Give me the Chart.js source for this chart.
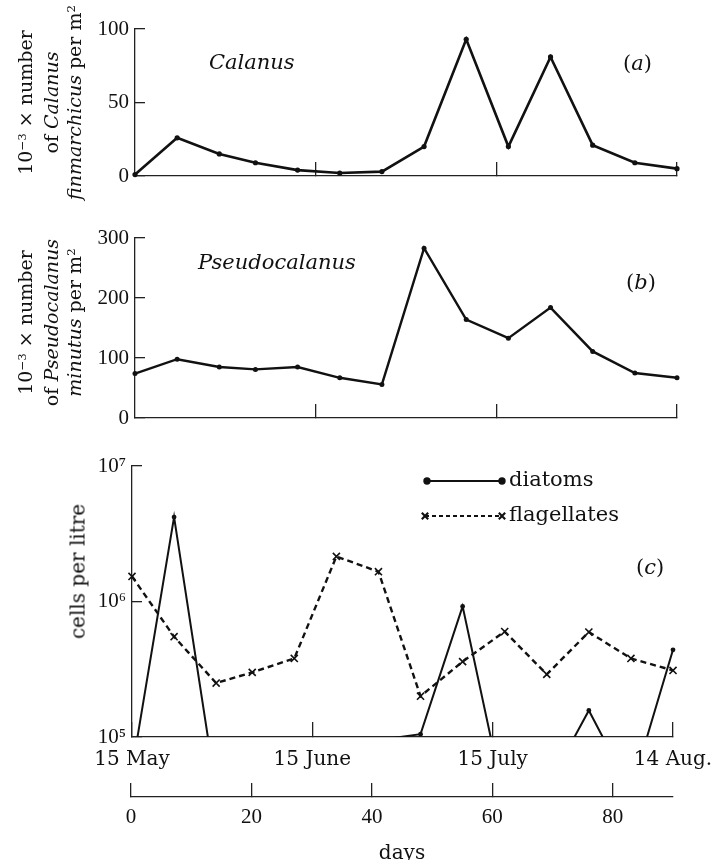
<!DOCTYPE html>
<html>
<head>
<meta charset="utf-8">
<script src="https://cdn.jsdelivr.net/npm/chart.js@4.4.0/dist/chart.umd.min.js"></script>
<style>
  html, body { margin: 0; padding: 0; background: #fff; }
  #wrap { position: relative; width: 711px; height: 860px; overflow: hidden; font-family: "DejaVu Serif", serif; color: #111; }
  canvas { position: absolute; left: 0; }
  .note { position: absolute; font-size: 21px; line-height: 22px; white-space: nowrap; }
  .note i { font-style: italic; }
  .ytitle { position: absolute; transform: rotate(-90deg); text-align: center; font-size: 19px; line-height: 23px; white-space: nowrap; color: #111; }
  sup { font-size: 0.62em; vertical-align: 0; position: relative; top: -0.55em; }
</style>
</head>
<body>
<div id="wrap">
  <canvas id="chartA" width="711" height="200" style="top:0"></canvas>
  <canvas id="chartB" width="711" height="230" style="top:200px"></canvas>
  <canvas id="chartC" width="711" height="350" style="top:430px"></canvas>
  <canvas id="chartD" width="711" height="90" style="top:780px"></canvas>

  <div class="ytitle" style="left:-67px; top:68px; width:230px; height:69px;">
    10<sup>−3</sup> × number<br>of <i>Calanus</i><br><i>finmarchicus</i> per m<sup>2</sup>
  </div>
  <div class="ytitle" style="left:-67px; top:288px; width:230px; height:69px;">
    10<sup>−3</sup> × number<br>of <i>Pseudocalanus</i><br><i>minutus</i> per m<sup>2</sup>
  </div>
  <div class="ytitle" style="left:-22px; top:560px; width:200px; height:23px; font-size:20px;">cells per litre</div>

  <div class="note" style="left:209px; top:51px;"><i>Calanus</i></div>
  <div class="note" style="left:623px; top:52px;">(<i>a</i>)</div>
  <div class="note" style="left:198px; top:251px;"><i>Pseudocalanus</i></div>
  <div class="note" style="left:626px; top:271px;">(<i>b</i>)</div>
  <div class="note" style="left:636px; top:556px;">(<i>c</i>)</div>
</div>
<script>
// sampling days after 15 May
const sampleDays = [0, 7, 14, 20, 27, 34, 41, 48, 55, 62, 69, 76, 83, 90];

// (a) 10^-3 x Calanus finmarchicus per m2
const calanus = [1, 26, 15, 9, 4, 2, 3, 20, 93, 20, 81, 21, 9, 5];
// (b) 10^-3 x Pseudocalanus minutus per m2
const pseudocalanus = [74, 98, 85, 81, 85, 67, 56, 283, 164, 133, 184, 111, 75, 67];
// (c) cells per litre (diatoms below 10^5 fall off the bottom of the axis)
const diatoms = [5.7e4, 4.2e6, 4.0e4, 5.0e4, 5.0e4, 6.0e4, 9.5e4, 1.05e5, 9.2e5, 3.3e4, 4.2e4, 1.57e5, 4.0e4, 4.4e5];
const flagellates = [1.53e6, 5.5e5, 2.5e5, 3.0e5, 3.8e5, 2.15e6, 1.66e6, 2.0e5, 3.6e5, 6.0e5, 2.9e5, 5.95e5, 3.8e5, 3.1e5];

// ticks
const dateTicks = [0, 30, 60, 90];
const dateLabels = ['15 May', '15 June', '15 July', '14 Aug.'];
const dayTicks = [0, 20, 40, 60, 80];
const calanusTicks = [0, 50, 100];
const pseudoTicks = [0, 100, 200, 300];
const cellTicks = [1e5, 1e6, 1e7];
const cellTickLabels = ['10⁵', '10⁶', '10⁷'];

const INK = '#111';
const AXIS = '#222';
const numFont = { family: "'Liberation Serif', serif", size: 21 };

function points(ys) {
    return sampleDays.map((d, i) => ({ x: d, y: ys[i] }));
}

function setTicks(values) {
    return scale => { scale.ticks = values.map(v => ({ value: v })); };
}

// fixed axis size, and no extra room reserved for overhanging end labels
function fixSize(size) {
    return s => {
        if (s.isHorizontal()) s.height = size; else s.width = size;
        s.paddingLeft = s.paddingRight = s.paddingTop = s.paddingBottom = 0;
    };
}

// x axis of the top two panels: only the inward marks at the month boundaries
function monthAxis(height) {
    return {
        type: 'linear', min: 0, max: 90,
        afterBuildTicks: setTicks(dateTicks.slice(1)),
        ticks: { display: false },
        grid: { drawOnChartArea: false, tickLength: -14, color: AXIS, lineWidth: 1.3 },
        border: { color: AXIS, width: 1.3 },
        afterFit: fixSize(height)
    };
}

function valueAxis(min, max, ticks, width) {
    return {
        min: min, max: max,
        afterBuildTicks: setTicks(ticks),
        ticks: { font: numFont, color: INK, padding: 16 },
        grid: { drawOnChartArea: false, tickLength: -10, color: AXIS, lineWidth: 1.3 },
        border: { color: AXIS, width: 1.3 },
        afterFit: fixSize(width)
    };
}

const baseOptions = {
    responsive: false,
    animation: false,
    events: [],
    plugins: { legend: { display: false }, tooltip: { enabled: false } }
};

// (a) Calanus
new Chart(document.getElementById('chartA'), {
    type: 'line',
    data: {
        datasets: [{
            data: points(calanus),
            borderColor: INK, borderWidth: 2.6,
            pointRadius: 2.6, pointBackgroundColor: INK, pointBorderWidth: 0,
            clip: 6
        }]
    },
    options: {
        ...baseOptions,
        layout: { padding: { left: 0, right: 34, top: 29, bottom: 0 } },
        scales: {
            x: monthAxis(24),
            y: valueAxis(0, 100, calanusTicks, 135)
        }
    }
});

// (b) Pseudocalanus
new Chart(document.getElementById('chartB'), {
    type: 'line',
    data: {
        datasets: [{
            data: points(pseudocalanus),
            borderColor: INK, borderWidth: 2.4,
            pointRadius: 2.5, pointBackgroundColor: INK, pointBorderWidth: 0,
            clip: 6
        }]
    },
    options: {
        ...baseOptions,
        layout: { padding: { left: 0, right: 34, top: 38, bottom: 0 } },
        scales: {
            x: monthAxis(12),
            y: valueAxis(0, 300, pseudoTicks, 135)
        }
    }
});

// legend drawn as a short line with its markers, like the original
const lineLegend = {
    id: 'lineLegend',
    afterDraw(chart) {
        const ctx = chart.ctx;
        const rows = [
            { ds: chart.data.datasets[0], x1: 427, x2: 502, y: 51 },
            { ds: chart.data.datasets[1], x1: 425, x2: 502, y: 86 }
        ];
        ctx.save();
        rows.forEach(r => {
            ctx.strokeStyle = INK;
            ctx.lineWidth = r.ds.borderWidth * 0.9;
            ctx.setLineDash(r.ds.legendDash || []);
            ctx.beginPath();
            ctx.moveTo(r.x1, r.y);
            ctx.lineTo(r.x2, r.y);
            ctx.stroke();
            ctx.setLineDash([]);
            const style = {
                pointStyle: r.ds.pointStyle || 'circle',
                radius: r.ds.pointStyle === 'crossRot' ? 4.5 : 2.8,
                borderWidth: r.ds.pointBorderWidth || 1
            };
            ctx.fillStyle = INK;
            Chart.helpers.drawPoint(ctx, style, r.x1, r.y);
            Chart.helpers.drawPoint(ctx, style, r.x2, r.y);
            ctx.font = "21px 'DejaVu Serif', serif";
            ctx.textBaseline = 'middle';
            ctx.fillText(r.ds.label, 509, r.y);
        });
        ctx.restore();
    }
};

// (c) diatoms and flagellates
new Chart(document.getElementById('chartC'), {
    type: 'line',
    data: {
        datasets: [{
            label: 'diatoms',
            data: points(diatoms),
            borderColor: INK, borderWidth: 2,
            pointRadius: 2.4, pointBackgroundColor: INK, pointBorderWidth: 0,
            clip: { left: 6, right: 6, top: 6, bottom: 0 }
        }, {
            label: 'flagellates',
            data: points(flagellates),
            borderColor: INK, borderWidth: 2.4, borderDash: [6, 4], legendDash: [4, 3],
            pointStyle: 'crossRot', pointRadius: 5, pointBorderWidth: 1.6,
            pointBorderColor: INK, pointBackgroundColor: INK,
            clip: 8
        }]
    },
    options: {
        ...baseOptions,
        layout: { padding: { left: 0, right: 38, top: 36, bottom: 0 } },
        scales: {
            x: {
                type: 'linear', min: 0, max: 90,
                afterBuildTicks: setTicks(dateTicks),
                ticks: {
                    font: { family: "'DejaVu Serif', serif", size: 20 }, color: INK,
                    padding: 26, autoSkip: false, maxRotation: 0,
                    callback: (v, i) => dateLabels[i]
                },
                grid: { drawOnChartArea: false, tickLength: -15, color: AXIS, lineWidth: 1.3 },
                border: { color: AXIS, width: 1.3 },
                afterFit: fixSize(43)
            },
            y: {
                type: 'logarithmic', min: 1e5, max: 1e7,
                afterBuildTicks: setTicks(cellTicks),
                ticks: { font: numFont, color: INK, padding: 16, callback: (v, i) => cellTickLabels[i] },
                grid: { drawOnChartArea: false, tickLength: -10, color: AXIS, lineWidth: 1.3 },
                border: { color: AXIS, width: 1.3 },
                afterFit: fixSize(132)
            }
        }
    },
    plugins: [lineLegend]
});

// separate "days" axis under the figure
new Chart(document.getElementById('chartD'), {
    type: 'line',
    data: { datasets: [] },
    options: {
        ...baseOptions,
        layout: { padding: { left: 131, right: 38, top: 0, bottom: 0 } },
        scales: {
            x: {
                type: 'linear', min: 0, max: 90,
                afterBuildTicks: setTicks(dayTicks),
                ticks: { font: numFont, color: INK, padding: 22, maxRotation: 0 },
                grid: { drawOnChartArea: false, tickLength: -14, color: AXIS, lineWidth: 1.3 },
                border: { color: AXIS, width: 1.3 },
                title: { display: true, text: 'days', color: INK, font: { family: "'DejaVu Serif', serif", size: 20 }, padding: { top: 0, bottom: 4 } },
                afterFit: fixSize(73)
            },
            y: { display: false }
        }
    }
});
</script>
</body>
</html>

• [Prompt] Reproduce the material above from its first line through the line containing "76, 83, 90];", both ends included, and skip every picture.

• [Solved problem]
Give me the Chart.js source for this chart.
<!DOCTYPE html>
<html>
<head>
<meta charset="utf-8">
<script src="https://cdn.jsdelivr.net/npm/chart.js@4.4.0/dist/chart.umd.min.js"></script>
<style>
  html, body { margin: 0; padding: 0; background: #fff; }
  #wrap { position: relative; width: 711px; height: 860px; overflow: hidden; font-family: "DejaVu Serif", serif; color: #111; }
  canvas { position: absolute; left: 0; }
  .note { position: absolute; font-size: 21px; line-height: 22px; white-space: nowrap; }
  .note i { font-style: italic; }
  .ytitle { position: absolute; transform: rotate(-90deg); text-align: center; font-size: 19px; line-height: 23px; white-space: nowrap; color: #111; }
  sup { font-size: 0.62em; vertical-align: 0; position: relative; top: -0.55em; }
</style>
</head>
<body>
<div id="wrap">
  <canvas id="chartA" width="711" height="200" style="top:0"></canvas>
  <canvas id="chartB" width="711" height="230" style="top:200px"></canvas>
  <canvas id="chartC" width="711" height="350" style="top:430px"></canvas>
  <canvas id="chartD" width="711" height="90" style="top:780px"></canvas>

  <div class="ytitle" style="left:-67px; top:68px; width:230px; height:69px;">
    10<sup>−3</sup> × number<br>of <i>Calanus</i><br><i>finmarchicus</i> per m<sup>2</sup>
  </div>
  <div class="ytitle" style="left:-67px; top:288px; width:230px; height:69px;">
    10<sup>−3</sup> × number<br>of <i>Pseudocalanus</i><br><i>minutus</i> per m<sup>2</sup>
  </div>
  <div class="ytitle" style="left:-22px; top:560px; width:200px; height:23px; font-size:20px;">cells per litre</div>

  <div class="note" style="left:209px; top:51px;"><i>Calanus</i></div>
  <div class="note" style="left:623px; top:52px;">(<i>a</i>)</div>
  <div class="note" style="left:198px; top:251px;"><i>Pseudocalanus</i></div>
  <div class="note" style="left:626px; top:271px;">(<i>b</i>)</div>
  <div class="note" style="left:636px; top:556px;">(<i>c</i>)</div>
</div>
<script>
// sampling days after 15 May
const sampleDays = [0, 7, 14, 20, 27, 34, 41, 48, 55, 62, 69, 76, 83, 90];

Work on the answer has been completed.